Pricier home, higher health premiums
Prices of leased dwellings paid through lump-sum deposits in lieu of rent, a system called jeonse, have soared recently, and those increases have triggered corresponding increases in health insurance premiums paid by people living in them. The subsidized health system links premiums to financial indicators such as those deposits and the type of car a person drives.
A 40-year-old self-employed businessman from Incheon moved to a new home in May and paid a jeonse deposit of 140 million won ($129,000), up from the 100 million won cost of his old residence. That bumped him into a higher property-asset value bracket, and his monthly health insurance premium rose from 88,940 won per month to 105,690 won, a 19 percent increase.

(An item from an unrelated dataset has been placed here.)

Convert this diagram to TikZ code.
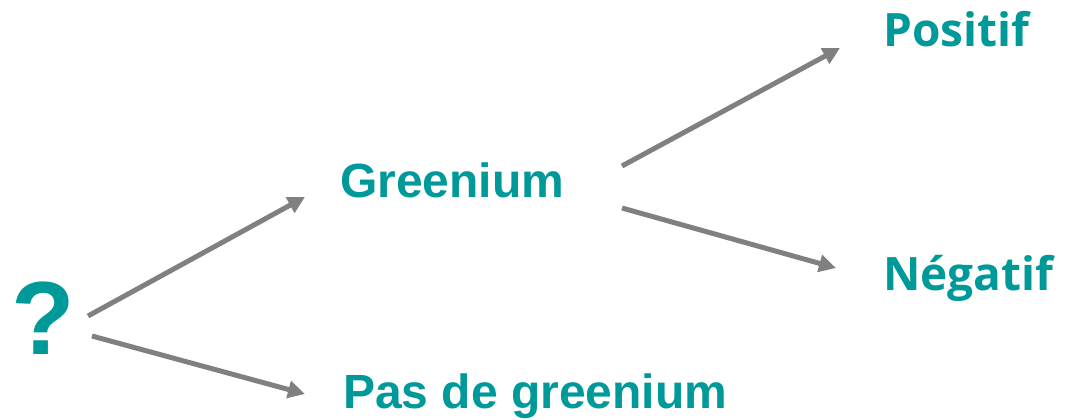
\documentclass[tikz,border=0pt]{standalone}
\usepackage{fontspec}
\setmainfont{Liberation Sans}
\newfontfamily\labfont{Open Sans}
\usetikzlibrary{arrows.meta}
\definecolor{teal}{RGB}{0,153,153}
\definecolor{arrgray}{RGB}{128,128,128}
\tikzset{
  lab/.style={inner sep=0pt, anchor=base west, text=teal, font=\fontsize{48}{52}\selectfont\bfseries},
  res/.style={inner sep=0pt, anchor=base west, text=teal, font=\labfont\fontsize{46}{50}\selectfont\bfseries},
  arr/.style={draw=arrgray, line width=5pt, -{Triangle[length=17pt,width=17pt]}}
}
\begin{document}
\begin{tikzpicture}[x=1pt,y=-1pt]
\useasboundingbox (0,0) rectangle (1081,420);
% labels
\node[lab, font=\fontsize{104}{108}\selectfont\bfseries] (q) at (11,354) {?};
\node[lab] (g) at (340,197) {Greenium};
\node[lab] (p) at (343,408) {Pas de greenium};
\node[res] (pos) at (883,47) {Positif};
\node[res] (neg) at (883,290) {Négatif};
% connector ends
\coordinate (q1) at (88,316);
\coordinate (q2) at (92,336);
\coordinate (g1) at (622,166);
\coordinate (g2) at (622,208);
\coordinate (gin) at (305,197);
\coordinate (pin) at (305,394);
\coordinate (posin) at (840,48);
\coordinate (negin) at (836,268);
% connectors
\draw[arr] (q1) -- (gin);
\draw[arr] (q2) -- (pin);
\draw[arr] (g1) -- (posin);
\draw[arr] (g2) -- (negin);
\end{tikzpicture}
\end{document}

The National Health Insurance Service (NHIS) issued a report yesterday saying that in the first half of this year 123,360 households had seen their health premiums increase by the 10 percent limit on such hikes. But it also noted that the cap does not apply when people change their dwellings.
Those linkages of insurance premiums to personal wealth, with things like housing deposits and car registrations as indicators, are a system found only in Korea and Japan. The soaring cost of housing leases has meant that some people are paying as much as 20 percent more for health insurance this year.

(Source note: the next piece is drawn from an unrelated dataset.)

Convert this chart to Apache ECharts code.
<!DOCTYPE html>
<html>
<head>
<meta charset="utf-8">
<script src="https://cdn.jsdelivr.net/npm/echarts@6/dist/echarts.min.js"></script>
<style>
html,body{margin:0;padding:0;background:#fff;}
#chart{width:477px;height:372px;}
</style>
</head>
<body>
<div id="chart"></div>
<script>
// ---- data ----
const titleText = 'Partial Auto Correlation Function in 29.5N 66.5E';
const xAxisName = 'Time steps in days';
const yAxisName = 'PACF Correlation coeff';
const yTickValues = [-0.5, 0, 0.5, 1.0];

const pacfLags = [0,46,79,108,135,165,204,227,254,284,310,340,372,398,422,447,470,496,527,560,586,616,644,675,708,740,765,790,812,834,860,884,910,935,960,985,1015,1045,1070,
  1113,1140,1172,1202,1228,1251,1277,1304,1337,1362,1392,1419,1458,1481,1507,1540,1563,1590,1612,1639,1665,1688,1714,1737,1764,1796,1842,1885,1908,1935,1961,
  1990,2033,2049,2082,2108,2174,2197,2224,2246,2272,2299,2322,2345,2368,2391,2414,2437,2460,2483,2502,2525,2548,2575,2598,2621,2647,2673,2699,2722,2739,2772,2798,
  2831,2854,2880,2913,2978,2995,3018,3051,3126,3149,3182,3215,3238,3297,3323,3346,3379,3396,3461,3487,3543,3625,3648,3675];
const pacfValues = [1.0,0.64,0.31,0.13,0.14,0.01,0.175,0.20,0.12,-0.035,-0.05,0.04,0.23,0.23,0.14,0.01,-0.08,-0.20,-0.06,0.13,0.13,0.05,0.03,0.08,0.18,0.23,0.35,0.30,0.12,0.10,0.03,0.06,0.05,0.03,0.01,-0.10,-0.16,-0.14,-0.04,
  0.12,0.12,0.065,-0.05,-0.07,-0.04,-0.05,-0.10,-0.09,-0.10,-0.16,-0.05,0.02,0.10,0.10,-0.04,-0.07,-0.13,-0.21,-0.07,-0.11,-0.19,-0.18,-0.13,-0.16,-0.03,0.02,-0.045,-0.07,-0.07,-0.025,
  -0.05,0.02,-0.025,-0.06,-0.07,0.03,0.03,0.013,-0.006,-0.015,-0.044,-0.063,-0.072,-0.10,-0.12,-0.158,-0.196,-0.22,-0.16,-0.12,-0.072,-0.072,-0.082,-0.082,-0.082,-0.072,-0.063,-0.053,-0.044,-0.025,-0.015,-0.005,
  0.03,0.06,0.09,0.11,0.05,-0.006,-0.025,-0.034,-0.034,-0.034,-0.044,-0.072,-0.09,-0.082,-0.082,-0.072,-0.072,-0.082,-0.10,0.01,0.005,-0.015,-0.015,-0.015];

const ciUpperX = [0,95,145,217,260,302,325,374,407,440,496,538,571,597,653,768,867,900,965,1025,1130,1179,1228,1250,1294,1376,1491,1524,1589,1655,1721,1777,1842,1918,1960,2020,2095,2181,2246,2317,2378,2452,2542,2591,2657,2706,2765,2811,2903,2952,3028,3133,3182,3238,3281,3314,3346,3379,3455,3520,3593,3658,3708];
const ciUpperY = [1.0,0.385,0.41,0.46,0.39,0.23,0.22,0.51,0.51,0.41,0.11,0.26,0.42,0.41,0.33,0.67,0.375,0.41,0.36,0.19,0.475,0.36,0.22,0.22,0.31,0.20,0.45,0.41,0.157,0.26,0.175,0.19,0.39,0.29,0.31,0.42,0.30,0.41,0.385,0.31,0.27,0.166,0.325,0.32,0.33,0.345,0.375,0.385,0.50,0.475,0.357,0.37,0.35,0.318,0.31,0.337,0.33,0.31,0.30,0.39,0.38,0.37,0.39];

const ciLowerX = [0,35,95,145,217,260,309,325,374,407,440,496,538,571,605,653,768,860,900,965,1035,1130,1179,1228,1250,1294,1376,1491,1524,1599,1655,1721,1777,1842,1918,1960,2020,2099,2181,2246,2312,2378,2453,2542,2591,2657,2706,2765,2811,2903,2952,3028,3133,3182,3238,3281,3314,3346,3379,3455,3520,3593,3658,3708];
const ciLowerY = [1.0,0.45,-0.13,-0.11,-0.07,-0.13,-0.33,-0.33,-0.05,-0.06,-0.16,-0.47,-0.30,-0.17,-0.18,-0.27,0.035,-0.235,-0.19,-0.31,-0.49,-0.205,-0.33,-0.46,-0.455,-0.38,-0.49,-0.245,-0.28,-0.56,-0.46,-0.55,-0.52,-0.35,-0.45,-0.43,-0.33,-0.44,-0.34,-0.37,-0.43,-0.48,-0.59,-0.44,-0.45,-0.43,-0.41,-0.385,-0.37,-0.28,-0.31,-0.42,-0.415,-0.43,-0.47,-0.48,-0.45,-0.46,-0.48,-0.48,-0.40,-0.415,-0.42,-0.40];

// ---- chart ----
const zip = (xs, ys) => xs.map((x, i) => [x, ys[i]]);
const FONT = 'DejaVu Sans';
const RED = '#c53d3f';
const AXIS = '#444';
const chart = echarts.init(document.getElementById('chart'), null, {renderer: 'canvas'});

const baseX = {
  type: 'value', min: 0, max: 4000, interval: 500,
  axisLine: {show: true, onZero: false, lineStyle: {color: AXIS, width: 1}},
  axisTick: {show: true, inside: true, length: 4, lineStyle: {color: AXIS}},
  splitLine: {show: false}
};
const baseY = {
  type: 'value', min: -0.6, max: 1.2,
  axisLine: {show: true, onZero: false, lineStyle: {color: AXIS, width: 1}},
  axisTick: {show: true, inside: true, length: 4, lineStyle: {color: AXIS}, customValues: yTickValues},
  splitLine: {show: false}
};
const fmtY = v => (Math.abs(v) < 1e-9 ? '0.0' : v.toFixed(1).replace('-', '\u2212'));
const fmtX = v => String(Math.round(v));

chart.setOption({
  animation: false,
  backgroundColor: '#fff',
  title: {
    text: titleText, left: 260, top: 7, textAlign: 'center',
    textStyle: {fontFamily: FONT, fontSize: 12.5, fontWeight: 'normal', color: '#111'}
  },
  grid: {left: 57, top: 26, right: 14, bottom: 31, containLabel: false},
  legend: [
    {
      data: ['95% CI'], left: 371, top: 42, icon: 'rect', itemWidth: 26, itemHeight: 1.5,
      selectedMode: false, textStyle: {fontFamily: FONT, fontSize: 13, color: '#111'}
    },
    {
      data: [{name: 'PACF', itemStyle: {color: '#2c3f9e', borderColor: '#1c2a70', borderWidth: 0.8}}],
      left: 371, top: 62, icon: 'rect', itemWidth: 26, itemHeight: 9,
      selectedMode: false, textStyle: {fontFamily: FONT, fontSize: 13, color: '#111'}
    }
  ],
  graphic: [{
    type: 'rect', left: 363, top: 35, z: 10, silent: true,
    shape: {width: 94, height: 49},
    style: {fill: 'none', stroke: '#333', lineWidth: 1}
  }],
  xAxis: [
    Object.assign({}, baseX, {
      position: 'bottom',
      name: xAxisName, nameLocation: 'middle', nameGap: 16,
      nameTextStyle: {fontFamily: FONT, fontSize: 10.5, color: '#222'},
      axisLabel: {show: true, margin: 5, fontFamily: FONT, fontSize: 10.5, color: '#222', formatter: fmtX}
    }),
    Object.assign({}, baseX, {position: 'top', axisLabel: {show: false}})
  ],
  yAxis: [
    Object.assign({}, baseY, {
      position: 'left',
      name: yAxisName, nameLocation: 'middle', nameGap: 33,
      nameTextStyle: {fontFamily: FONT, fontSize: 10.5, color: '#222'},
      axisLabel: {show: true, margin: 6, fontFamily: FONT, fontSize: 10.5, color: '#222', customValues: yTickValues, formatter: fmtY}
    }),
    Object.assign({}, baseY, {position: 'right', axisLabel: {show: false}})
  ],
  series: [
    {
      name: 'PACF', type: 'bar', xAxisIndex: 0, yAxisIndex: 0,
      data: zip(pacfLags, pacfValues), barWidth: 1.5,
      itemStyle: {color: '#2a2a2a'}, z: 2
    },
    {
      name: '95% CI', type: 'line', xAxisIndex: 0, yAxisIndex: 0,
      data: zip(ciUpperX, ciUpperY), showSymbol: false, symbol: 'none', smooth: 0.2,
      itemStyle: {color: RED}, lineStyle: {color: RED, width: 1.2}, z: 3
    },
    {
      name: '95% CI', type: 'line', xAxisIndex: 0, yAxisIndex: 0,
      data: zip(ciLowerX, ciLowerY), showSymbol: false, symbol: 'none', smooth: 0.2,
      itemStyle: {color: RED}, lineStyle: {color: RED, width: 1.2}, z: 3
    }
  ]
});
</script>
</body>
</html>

The affected households paid an average of 53,000 won per month for that insurance, according to the report.
Another entrepreneur who retired in 2009 also saw his jeonse price increase when he moved to a new apartment in Bundang, Gyeonggi; his health insurance premiums rose from 57,000 won per month to 70,000 won. “I got a loan for the jeonse deposit of 60 million won,” he complained, “and have credit card debt of 40 million won. This is too much. I want to unsubscribe from health insurance.”

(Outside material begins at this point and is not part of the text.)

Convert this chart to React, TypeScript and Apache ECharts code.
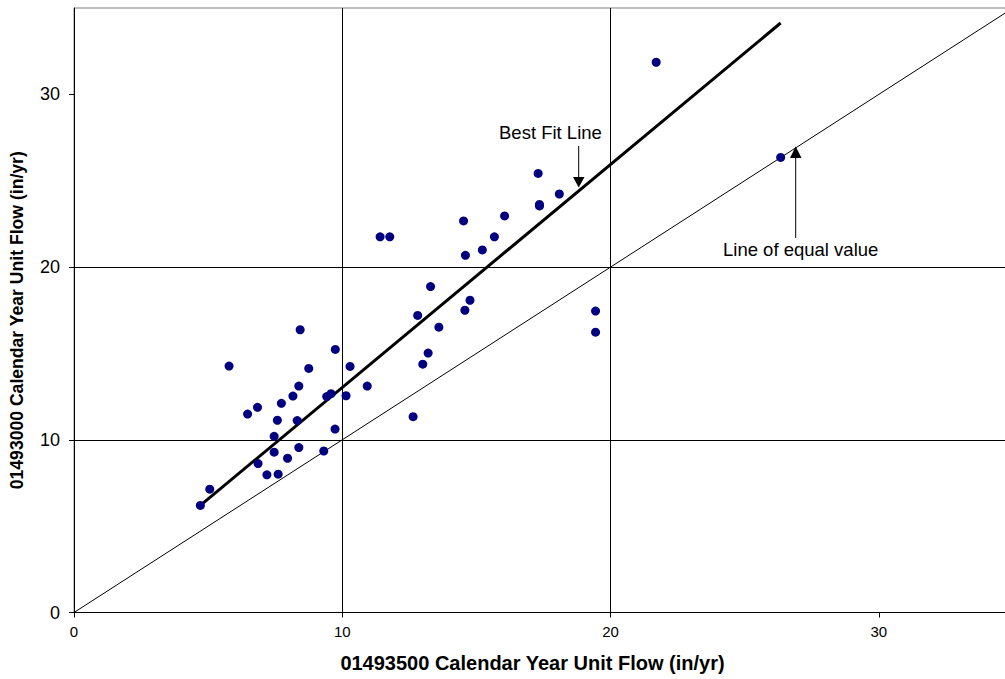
import React, { useEffect, useRef } from "react";
import * as echarts from "echarts";

// Observed values: 01493500 (x) vs 01493000 (y), calendar-year unit flow (in/yr)
const xValues = [
  4.71, 5.06, 5.78, 6.47, 6.84, 6.86, 7.19, 7.61, 7.46, 7.46,
  7.58, 7.73, 7.96, 8.16, 8.32, 8.38, 8.38, 8.43, 8.75, 9.31,
  9.42, 9.58, 9.73, 9.74, 10.14, 10.29, 10.93, 11.41, 11.77, 12.64,
  12.81, 13.0, 13.2, 13.29, 13.6, 14.52, 14.59, 14.57, 14.76, 15.22,
  15.67, 16.05, 17.3, 17.35, 17.35, 18.09, 19.44, 19.44, 21.7, 26.34,
];
const yValues = [
  6.2, 7.14, 14.27, 11.49, 11.88, 8.62, 7.97, 8.01, 10.2, 9.28,
  11.13, 12.11, 8.93, 12.53, 11.11, 9.55, 13.11, 16.37, 14.13, 9.35,
  12.5, 12.67, 10.62, 15.23, 12.55, 14.25, 13.11, 21.75, 21.75, 11.34,
  17.2, 14.38, 15.02, 18.87, 16.52, 22.67, 20.68, 17.5, 18.08, 20.99,
  21.75, 22.96, 25.42, 23.63, 23.54, 24.23, 17.45, 16.23, 31.86, 26.35,
];

// Best fit line endpoints and line of equal value
const bestFitX = [4.71, 26.34];
const bestFitY = [6.2, 34.13];
const equalX = [0, 35];
const equalY = [0, 35];

const tickValues = [0, 10, 20, 30];
const axisMax = 35;

const xTitle = "01493500 Calendar Year Unit Flow (in/yr)";
const yTitle = "01493000 Calendar Year Unit Flow (in/yr)";
const bestFitLabel = "Best Fit Line";
const equalLabel = "Line of equal value";

const FONT = "'Liberation Sans', Arial, Helvetica, sans-serif";

export default function App() {
  const ref = useRef<HTMLDivElement>(null);

  useEffect(() => {
    if (!ref.current) return;
    const chart = echarts.init(ref.current, undefined, { renderer: "svg" });

    const points = xValues.map((x, i) => [x, yValues[i]]);
    const fit = bestFitX.map((x, i) => [x, bestFitY[i]]);
    const eq = equalX.map((x, i) => [x, equalY[i]]);

    const axisCommon = {
      type: "value" as const,
      min: 0,
      max: axisMax,
      interval: 10,
      axisLine: { show: true, onZero: false, lineStyle: { color: "#000", width: 1 } },
      axisTick: {
        show: true,
        inside: false,
        length: 5,
        customValues: tickValues,
        lineStyle: { color: "#000", width: 1 },
      },
      splitLine: {
        show: true,
        showMinLine: false,
        showMaxLine: false,
        lineStyle: { color: "#000", width: 1 },
      },
    };

    chart.setOption({
      animation: false,
      backgroundColor: "#fff",
      textStyle: { fontFamily: FONT },
      grid: {
        left: 71.5,
        top: 8,
        right: 2,
        bottom: 66.5,
        show: true,
        borderColor: "#808080",
        borderWidth: 1,
        backgroundColor: "#fff",
      },
      xAxis: {
        ...axisCommon,
        axisLabel: {
          customValues: tickValues,
          margin: 11,
          fontSize: 15,
          color: "#000",
          fontFamily: FONT,
        },
        name: xTitle,
        nameLocation: "middle",
        nameGap: 40,
        nameTextStyle: {
          fontSize: 20,
          fontWeight: "bold",
          color: "#000",
          fontFamily: FONT,
          padding: [0, 22, 0, 0],
        },
      },
      yAxis: {
        ...axisCommon,
        axisLabel: {
          customValues: tickValues,
          margin: 14,
          fontSize: 18,
          color: "#000",
          fontFamily: FONT,
        },
        name: yTitle,
        nameLocation: "middle",
        nameGap: 48,
        nameTextStyle: {
          fontSize: 17.6,
          fontWeight: "bold",
          color: "#000",
          fontFamily: FONT,
          padding: [0, 20, 0, 0],
        },
      },
      series: [
        {
          type: "line",
          data: eq,
          showSymbol: false,
          symbol: "none",
          lineStyle: { color: "#000", width: 1 },
          silent: true,
          z: 2,
        },
        {
          type: "line",
          data: fit,
          showSymbol: false,
          symbol: "none",
          lineStyle: { color: "#000", width: 3 },
          silent: true,
          z: 3,
        },
        {
          type: "scatter",
          data: points,
          symbol: "circle",
          symbolSize: 9,
          itemStyle: { color: "#000080", opacity: 1 },
          z: 4,
        },
      ],
      graphic: [
        {
          type: "text",
          left: 499,
          top: 123,
          style: { text: bestFitLabel, fontSize: 18.5, fill: "#000", fontFamily: FONT },
          z: 10,
        },
        {
          type: "line",
          shape: { x1: 578.7, y1: 146, x2: 578.7, y2: 178 },
          style: { stroke: "#000", lineWidth: 1 },
          z: 10,
        },
        {
          type: "polygon",
          shape: { points: [[573, 177], [584.5, 177], [578.7, 187.5]] },
          style: { fill: "#000" },
          z: 10,
        },
        {
          type: "text",
          left: 723,
          top: 240,
          style: { text: equalLabel, fontSize: 18.5, fill: "#000", fontFamily: FONT },
          z: 10,
        },
        {
          type: "line",
          shape: { x1: 795.7, y1: 238, x2: 795.7, y2: 157 },
          style: { stroke: "#000", lineWidth: 1 },
          z: 10,
        },
        {
          type: "polygon",
          shape: { points: [[790, 158], [801.5, 158], [795.7, 146.5]] },
          style: { fill: "#000" },
          z: 10,
        },
      ],
    });

    return () => chart.dispose();
  }, []);

  return (
    <div
      style={{
        position: "absolute",
        left: 0,
        top: 0,
        width: 1005,
        height: 679,
        overflow: "hidden",
        background: "#fff",
      }}
    >
      <div ref={ref} style={{ width: 1015, height: 679 }} />
    </div>
  );
}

As of July, there were more than 7.48 million households who were members of the regionally-based health insurance plans. About a third are jeonse tenants, and with the increase in costs about 5 percent have seen a 10 percent or greater premium rise - either to the limit or higher if they moved during the year.
That puts an additional burden on people already hit by the rise in housing costs. The 10 percent cap, instituted last year to deflect criticism of soaring insurance premiums, has limited some of the damage, but not all of it.